----- COLLECTED DATA -----

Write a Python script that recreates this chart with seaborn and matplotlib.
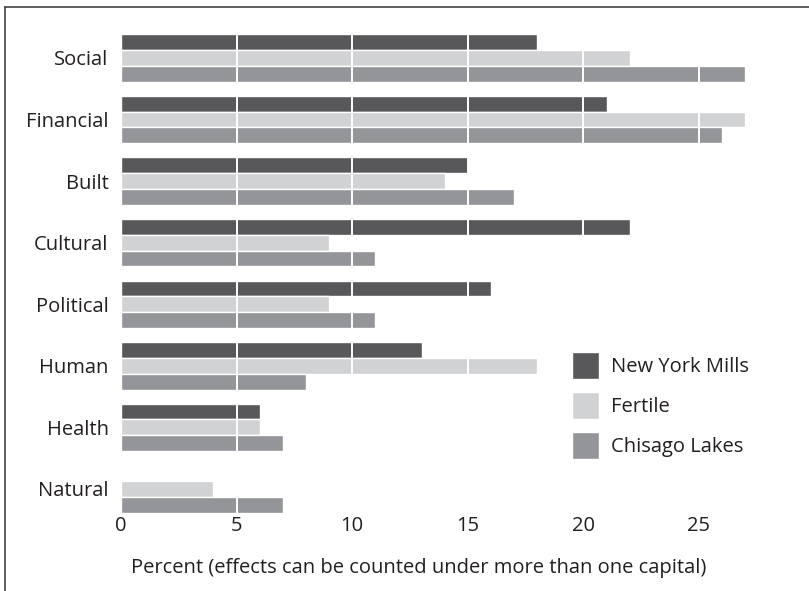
import pandas as pd
import matplotlib
matplotlib.use("Agg")
import matplotlib.pyplot as plt
import seaborn as sns

# data (percent)
capitals = ["Social", "Financial", "Built", "Cultural", "Political", "Human", "Health", "Natural"]
communities = ["New York Mills", "Fertile", "Chisago Lakes"]
new_york_mills = [18, 21, 15, 22, 16, 13, 6, 0]
fertile = [22, 27, 14, 9, 9, 18, 6, 4]
chisago_lakes = [27, 26, 17, 11, 11, 8, 7, 7]
colors = ["#58585a", "#d1d2d4", "#939598"]

rows = []
for name, vals in zip(communities, [new_york_mills, fertile, chisago_lakes]):
    for cap, v in zip(capitals, vals):
        rows.append({"capital": cap, "community": name, "percent": v})
df = pd.DataFrame(rows)

sns.set_style("white")
plt.rcParams["font.family"] = ["Open Sans", "DejaVu Sans"]
fs = 14.5
plt.rcParams["font.size"] = fs
text_color = "#231f20"

fig = plt.figure(figsize=(8.09, 5.91), dpi=100)
ax = fig.add_axes([121 / 809, 1 - 513.6 / 591, (28 * 23.12) / 809, (513.6 - 21) / 591])

sns.barplot(data=df, y="capital", x="percent", hue="community", order=capitals,
            hue_order=communities, palette=colors, width=0.77, orient="h",
            edgecolor="white", linewidth=1, saturation=1, ax=ax)

ax.set_xlim(0, 28)
ax.set_ylim(7.4, -0.6)
ax.set_xticks([0, 5, 10, 15, 20, 25])
for x in [5, 10, 15, 20, 25]:
    ax.axvline(x, color="white", lw=1.4, zorder=5)

for s in ax.spines.values():
    s.set_visible(False)
ax.tick_params(axis="both", length=0, colors=text_color, labelsize=fs)
ax.tick_params(axis="y", pad=9)
ax.tick_params(axis="x", pad=2)
ax.set_ylabel("")
ax.set_xlabel("Percent (effects can be counted under more than one capital)",
              color=text_color, fontsize=fs)
# label sits a bit left of the axes centre in the original
ax.xaxis.set_label_coords(0.46, -0.09)

handles, labels = ax.get_legend_handles_labels()
ax.legend(handles, labels, loc="upper left",
          bbox_to_anchor=(572 / 809, 1 - 352 / 591), bbox_transform=fig.transFigure,
          frameon=False, borderpad=0, borderaxespad=0,
          handlelength=1.34, handleheight=1.685, handletextpad=0.6,
          labelspacing=0.65, fontsize=fs, labelcolor=text_color)

# frame lines along top and left of the figure
fig.add_artist(plt.Line2D([5 / 809, 1], [1 - 7 / 591, 1 - 7 / 591], color="#444444", lw=1.2))
fig.add_artist(plt.Line2D([5 / 809, 5 / 809], [0, 1 - 7 / 591], color="#444444", lw=1.2))

fig.savefig("out.png", dpi=100)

-----

### TASK PROMPT
Repeat the listing above exactly from its first line to the line containing "ax.xaxis.set_label_coords(0.46, -0.09)", both included, and omit the pictures.

### EXERCISE OUTPUT
Write a Python script that recreates this chart with seaborn and matplotlib.
import pandas as pd
import matplotlib
matplotlib.use("Agg")
import matplotlib.pyplot as plt
import seaborn as sns

# data (percent)
capitals = ["Social", "Financial", "Built", "Cultural", "Political", "Human", "Health", "Natural"]
communities = ["New York Mills", "Fertile", "Chisago Lakes"]
new_york_mills = [18, 21, 15, 22, 16, 13, 6, 0]
fertile = [22, 27, 14, 9, 9, 18, 6, 4]
chisago_lakes = [27, 26, 17, 11, 11, 8, 7, 7]
colors = ["#58585a", "#d1d2d4", "#939598"]

rows = []
for name, vals in zip(communities, [new_york_mills, fertile, chisago_lakes]):
    for cap, v in zip(capitals, vals):
        rows.append({"capital": cap, "community": name, "percent": v})
df = pd.DataFrame(rows)

sns.set_style("white")
plt.rcParams["font.family"] = ["Open Sans", "DejaVu Sans"]
fs = 14.5
plt.rcParams["font.size"] = fs
text_color = "#231f20"

fig = plt.figure(figsize=(8.09, 5.91), dpi=100)
ax = fig.add_axes([121 / 809, 1 - 513.6 / 591, (28 * 23.12) / 809, (513.6 - 21) / 591])

sns.barplot(data=df, y="capital", x="percent", hue="community", order=capitals,
            hue_order=communities, palette=colors, width=0.77, orient="h",
            edgecolor="white", linewidth=1, saturation=1, ax=ax)

ax.set_xlim(0, 28)
ax.set_ylim(7.4, -0.6)
ax.set_xticks([0, 5, 10, 15, 20, 25])
for x in [5, 10, 15, 20, 25]:
    ax.axvline(x, color="white", lw=1.4, zorder=5)

for s in ax.spines.values():
    s.set_visible(False)
ax.tick_params(axis="both", length=0, colors=text_color, labelsize=fs)
ax.tick_params(axis="y", pad=9)
ax.tick_params(axis="x", pad=2)
ax.set_ylabel("")
ax.set_xlabel("Percent (effects can be counted under more than one capital)",
              color=text_color, fontsize=fs)
# label sits a bit left of the axes centre in the original
ax.xaxis.set_label_coords(0.46, -0.09)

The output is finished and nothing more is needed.